A note on sustainability: he notes in one place that California and the great cities of the American southwest, use the water of the Colorado River in a wasteful, unsustainable way. In another place, he notes that most European countries maintain an unsustainable level of social welfare, broadly made possible because of American power. It’s the juxtaposition here that interests me. These two unsustainable practices may be connected or linked in some way. There’s no maybe about the fact that both will change.
What would America and the world look like today had the continent been settled eastwards from what is now California, rather than westward from the water-rich Thirteen Colonies in the east? Or if the USA had never existed at all? Or if the United States ceased to exist? Not many writers have dared to even think about that last. The continuance and survival of the USA is not inevitable.

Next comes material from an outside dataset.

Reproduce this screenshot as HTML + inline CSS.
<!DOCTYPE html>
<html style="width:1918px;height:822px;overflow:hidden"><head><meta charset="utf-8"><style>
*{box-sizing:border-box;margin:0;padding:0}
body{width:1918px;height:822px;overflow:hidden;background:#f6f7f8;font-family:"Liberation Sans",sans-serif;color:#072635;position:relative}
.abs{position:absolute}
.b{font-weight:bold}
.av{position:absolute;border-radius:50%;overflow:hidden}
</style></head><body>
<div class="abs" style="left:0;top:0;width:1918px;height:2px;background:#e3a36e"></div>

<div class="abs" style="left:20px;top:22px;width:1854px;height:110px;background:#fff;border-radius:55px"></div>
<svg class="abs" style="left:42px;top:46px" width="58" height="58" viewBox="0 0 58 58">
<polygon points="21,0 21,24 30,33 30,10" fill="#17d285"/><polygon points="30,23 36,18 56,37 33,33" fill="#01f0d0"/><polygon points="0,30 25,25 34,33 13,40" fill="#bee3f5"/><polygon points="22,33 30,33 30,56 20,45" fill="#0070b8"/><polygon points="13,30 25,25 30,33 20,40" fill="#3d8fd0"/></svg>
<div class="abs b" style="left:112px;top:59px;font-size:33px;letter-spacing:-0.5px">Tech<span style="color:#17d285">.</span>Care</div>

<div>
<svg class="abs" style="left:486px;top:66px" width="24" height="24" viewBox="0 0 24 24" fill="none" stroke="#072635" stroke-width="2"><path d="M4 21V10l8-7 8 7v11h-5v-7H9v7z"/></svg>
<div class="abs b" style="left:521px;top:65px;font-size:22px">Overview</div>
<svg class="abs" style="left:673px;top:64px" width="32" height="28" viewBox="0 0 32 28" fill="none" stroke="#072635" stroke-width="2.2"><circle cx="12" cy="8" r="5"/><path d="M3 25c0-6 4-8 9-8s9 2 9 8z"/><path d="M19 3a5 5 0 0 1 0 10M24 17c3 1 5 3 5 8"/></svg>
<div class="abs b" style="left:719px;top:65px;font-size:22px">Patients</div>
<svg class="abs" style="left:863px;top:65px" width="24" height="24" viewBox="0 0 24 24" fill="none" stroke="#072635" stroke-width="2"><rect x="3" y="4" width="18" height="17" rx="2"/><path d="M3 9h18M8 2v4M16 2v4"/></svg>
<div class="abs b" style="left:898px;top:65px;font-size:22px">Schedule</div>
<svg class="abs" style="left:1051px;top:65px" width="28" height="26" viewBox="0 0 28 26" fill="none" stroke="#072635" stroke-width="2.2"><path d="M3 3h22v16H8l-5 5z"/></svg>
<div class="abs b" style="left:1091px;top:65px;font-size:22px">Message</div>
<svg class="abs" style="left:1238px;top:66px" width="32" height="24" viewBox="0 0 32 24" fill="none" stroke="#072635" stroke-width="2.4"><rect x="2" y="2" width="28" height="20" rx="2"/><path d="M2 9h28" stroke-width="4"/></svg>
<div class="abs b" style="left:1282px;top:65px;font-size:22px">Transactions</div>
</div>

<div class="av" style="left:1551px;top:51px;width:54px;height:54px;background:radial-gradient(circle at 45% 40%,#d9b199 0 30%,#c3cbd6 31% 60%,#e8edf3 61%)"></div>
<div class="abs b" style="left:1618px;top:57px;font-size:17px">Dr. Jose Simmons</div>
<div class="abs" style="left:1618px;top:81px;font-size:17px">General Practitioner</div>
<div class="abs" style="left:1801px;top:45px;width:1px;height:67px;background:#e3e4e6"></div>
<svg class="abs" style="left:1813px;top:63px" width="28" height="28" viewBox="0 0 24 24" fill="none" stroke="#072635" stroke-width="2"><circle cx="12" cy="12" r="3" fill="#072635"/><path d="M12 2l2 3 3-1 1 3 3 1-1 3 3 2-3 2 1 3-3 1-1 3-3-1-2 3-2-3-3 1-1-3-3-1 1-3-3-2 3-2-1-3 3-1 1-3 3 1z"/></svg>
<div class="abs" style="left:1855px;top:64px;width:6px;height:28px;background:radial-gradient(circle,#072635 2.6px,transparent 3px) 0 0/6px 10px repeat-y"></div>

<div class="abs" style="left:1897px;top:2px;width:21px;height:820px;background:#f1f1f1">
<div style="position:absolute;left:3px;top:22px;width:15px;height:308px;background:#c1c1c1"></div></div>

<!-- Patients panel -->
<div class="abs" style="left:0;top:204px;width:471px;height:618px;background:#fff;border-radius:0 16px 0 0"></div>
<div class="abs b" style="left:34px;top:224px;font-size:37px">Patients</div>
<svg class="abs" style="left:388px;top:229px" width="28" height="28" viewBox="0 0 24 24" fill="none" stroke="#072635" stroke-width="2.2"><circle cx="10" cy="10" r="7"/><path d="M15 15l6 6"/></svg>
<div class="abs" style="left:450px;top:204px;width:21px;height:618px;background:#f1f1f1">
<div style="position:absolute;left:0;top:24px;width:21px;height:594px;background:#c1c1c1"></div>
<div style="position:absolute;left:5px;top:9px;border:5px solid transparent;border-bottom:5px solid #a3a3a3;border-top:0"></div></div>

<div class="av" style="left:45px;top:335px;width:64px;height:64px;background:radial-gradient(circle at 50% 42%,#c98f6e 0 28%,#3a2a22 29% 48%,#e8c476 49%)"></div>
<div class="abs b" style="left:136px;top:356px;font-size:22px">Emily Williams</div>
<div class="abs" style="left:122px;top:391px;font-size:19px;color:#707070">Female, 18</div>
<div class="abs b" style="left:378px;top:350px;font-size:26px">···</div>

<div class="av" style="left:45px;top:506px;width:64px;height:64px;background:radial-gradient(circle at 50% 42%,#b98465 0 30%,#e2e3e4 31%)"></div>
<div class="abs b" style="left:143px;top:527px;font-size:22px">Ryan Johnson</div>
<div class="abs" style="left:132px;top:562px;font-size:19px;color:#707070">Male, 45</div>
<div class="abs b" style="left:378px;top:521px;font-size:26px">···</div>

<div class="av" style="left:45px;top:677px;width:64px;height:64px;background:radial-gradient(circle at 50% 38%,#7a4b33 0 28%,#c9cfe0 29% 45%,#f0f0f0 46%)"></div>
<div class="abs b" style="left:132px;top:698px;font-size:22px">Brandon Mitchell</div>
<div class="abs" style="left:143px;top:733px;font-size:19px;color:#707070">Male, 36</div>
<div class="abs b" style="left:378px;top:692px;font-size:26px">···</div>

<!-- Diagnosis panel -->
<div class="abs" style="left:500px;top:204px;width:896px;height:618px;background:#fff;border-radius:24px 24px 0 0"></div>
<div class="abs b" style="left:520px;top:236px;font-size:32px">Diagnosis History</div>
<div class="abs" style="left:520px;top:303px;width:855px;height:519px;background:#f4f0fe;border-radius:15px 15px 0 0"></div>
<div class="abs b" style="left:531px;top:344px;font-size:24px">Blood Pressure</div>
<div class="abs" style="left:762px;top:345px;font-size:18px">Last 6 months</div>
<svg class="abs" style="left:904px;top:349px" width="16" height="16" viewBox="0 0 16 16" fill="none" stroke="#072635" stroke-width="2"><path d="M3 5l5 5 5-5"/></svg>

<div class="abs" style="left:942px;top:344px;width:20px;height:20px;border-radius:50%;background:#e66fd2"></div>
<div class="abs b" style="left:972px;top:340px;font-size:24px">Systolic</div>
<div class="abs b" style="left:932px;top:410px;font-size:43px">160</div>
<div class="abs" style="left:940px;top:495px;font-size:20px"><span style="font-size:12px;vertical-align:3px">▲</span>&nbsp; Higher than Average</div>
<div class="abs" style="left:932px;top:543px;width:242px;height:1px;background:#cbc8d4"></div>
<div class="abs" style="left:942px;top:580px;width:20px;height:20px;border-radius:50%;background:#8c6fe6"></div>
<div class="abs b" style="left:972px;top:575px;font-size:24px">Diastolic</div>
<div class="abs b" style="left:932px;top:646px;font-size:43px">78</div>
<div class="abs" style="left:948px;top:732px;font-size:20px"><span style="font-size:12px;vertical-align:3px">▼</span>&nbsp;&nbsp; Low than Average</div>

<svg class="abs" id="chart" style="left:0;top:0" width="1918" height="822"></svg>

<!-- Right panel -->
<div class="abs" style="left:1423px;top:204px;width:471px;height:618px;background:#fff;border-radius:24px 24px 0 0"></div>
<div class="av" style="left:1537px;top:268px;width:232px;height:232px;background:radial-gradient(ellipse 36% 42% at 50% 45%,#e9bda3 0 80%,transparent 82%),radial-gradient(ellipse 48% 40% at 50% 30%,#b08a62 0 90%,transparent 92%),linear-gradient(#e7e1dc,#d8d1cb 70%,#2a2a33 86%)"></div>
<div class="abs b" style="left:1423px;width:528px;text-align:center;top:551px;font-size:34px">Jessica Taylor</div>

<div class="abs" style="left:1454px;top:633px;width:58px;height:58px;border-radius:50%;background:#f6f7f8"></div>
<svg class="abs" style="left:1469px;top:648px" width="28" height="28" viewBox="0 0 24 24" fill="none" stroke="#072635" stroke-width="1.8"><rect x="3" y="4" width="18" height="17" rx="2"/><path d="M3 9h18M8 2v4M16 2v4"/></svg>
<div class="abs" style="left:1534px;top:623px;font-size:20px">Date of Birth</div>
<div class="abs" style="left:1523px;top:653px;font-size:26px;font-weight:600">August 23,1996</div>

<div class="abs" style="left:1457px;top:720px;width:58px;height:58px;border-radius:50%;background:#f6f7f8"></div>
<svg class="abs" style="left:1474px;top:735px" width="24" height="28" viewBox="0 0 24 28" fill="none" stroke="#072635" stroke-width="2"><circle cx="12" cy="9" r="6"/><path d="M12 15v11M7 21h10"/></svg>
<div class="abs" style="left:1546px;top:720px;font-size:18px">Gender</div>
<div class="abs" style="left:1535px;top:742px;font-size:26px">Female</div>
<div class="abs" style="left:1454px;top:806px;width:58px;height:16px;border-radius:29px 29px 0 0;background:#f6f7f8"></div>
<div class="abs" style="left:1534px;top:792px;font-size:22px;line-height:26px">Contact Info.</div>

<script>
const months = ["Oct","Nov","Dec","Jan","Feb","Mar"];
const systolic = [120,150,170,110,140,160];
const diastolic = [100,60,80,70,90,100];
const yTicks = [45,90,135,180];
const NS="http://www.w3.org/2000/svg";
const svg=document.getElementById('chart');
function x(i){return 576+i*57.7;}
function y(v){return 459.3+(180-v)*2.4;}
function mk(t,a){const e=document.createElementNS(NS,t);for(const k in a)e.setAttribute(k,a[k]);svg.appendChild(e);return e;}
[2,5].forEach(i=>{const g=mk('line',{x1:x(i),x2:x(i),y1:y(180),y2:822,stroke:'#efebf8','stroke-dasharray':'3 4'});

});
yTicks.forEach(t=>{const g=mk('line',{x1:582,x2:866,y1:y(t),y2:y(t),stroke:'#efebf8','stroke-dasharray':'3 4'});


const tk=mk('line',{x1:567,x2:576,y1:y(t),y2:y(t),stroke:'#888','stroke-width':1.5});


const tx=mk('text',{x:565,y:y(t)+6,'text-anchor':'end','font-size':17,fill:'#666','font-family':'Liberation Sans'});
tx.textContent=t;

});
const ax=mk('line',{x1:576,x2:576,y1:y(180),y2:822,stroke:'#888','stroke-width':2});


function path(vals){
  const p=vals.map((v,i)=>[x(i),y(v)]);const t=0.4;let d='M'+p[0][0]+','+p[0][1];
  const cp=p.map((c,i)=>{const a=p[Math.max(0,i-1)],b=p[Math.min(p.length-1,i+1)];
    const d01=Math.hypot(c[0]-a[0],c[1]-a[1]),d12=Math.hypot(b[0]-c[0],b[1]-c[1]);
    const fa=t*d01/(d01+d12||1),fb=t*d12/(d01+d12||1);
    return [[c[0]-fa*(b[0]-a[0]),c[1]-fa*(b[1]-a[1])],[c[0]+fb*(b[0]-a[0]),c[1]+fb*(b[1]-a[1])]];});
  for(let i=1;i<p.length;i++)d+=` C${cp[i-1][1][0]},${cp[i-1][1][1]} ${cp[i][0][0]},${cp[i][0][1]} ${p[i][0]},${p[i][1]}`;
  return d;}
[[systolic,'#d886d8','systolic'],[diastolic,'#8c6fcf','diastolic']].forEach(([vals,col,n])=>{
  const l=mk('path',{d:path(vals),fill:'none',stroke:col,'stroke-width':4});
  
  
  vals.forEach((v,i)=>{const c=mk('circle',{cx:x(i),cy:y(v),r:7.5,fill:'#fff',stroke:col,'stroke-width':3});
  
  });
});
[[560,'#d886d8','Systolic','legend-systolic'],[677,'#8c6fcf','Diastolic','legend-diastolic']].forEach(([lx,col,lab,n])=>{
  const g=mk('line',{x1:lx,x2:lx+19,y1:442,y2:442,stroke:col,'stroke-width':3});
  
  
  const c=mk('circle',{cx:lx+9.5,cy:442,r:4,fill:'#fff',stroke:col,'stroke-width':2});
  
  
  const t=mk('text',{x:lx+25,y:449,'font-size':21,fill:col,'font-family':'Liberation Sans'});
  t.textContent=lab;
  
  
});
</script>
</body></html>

The travelogue in the first part of the book is deftly observed and humane. The second part, his analysis of world order as seen from San Diego, is more partisan and more complex to read and understand. In places I don’t agree with his analysis and in places it is arguably disingenuous.
Kaplan’s central premise is that the world needs the USA, and that the USA is an exceptional country with exceptional, even imperial, responsibilities on the world stage. He argues that the reasons for that derive from the physical geography of the American continent – there is no other like it. Similar conclusions are drawn, on a more general basis, by Tim Marshall in his excellent book “Prisoners of Geography”.
This is a book about America, for Americans, and America-phobes need not pick it up. Their view, in the end, is not sought. “Finding the Rockies” was very interesting, very readable, clear sighted and instructive – one of the best books I’ve read this year.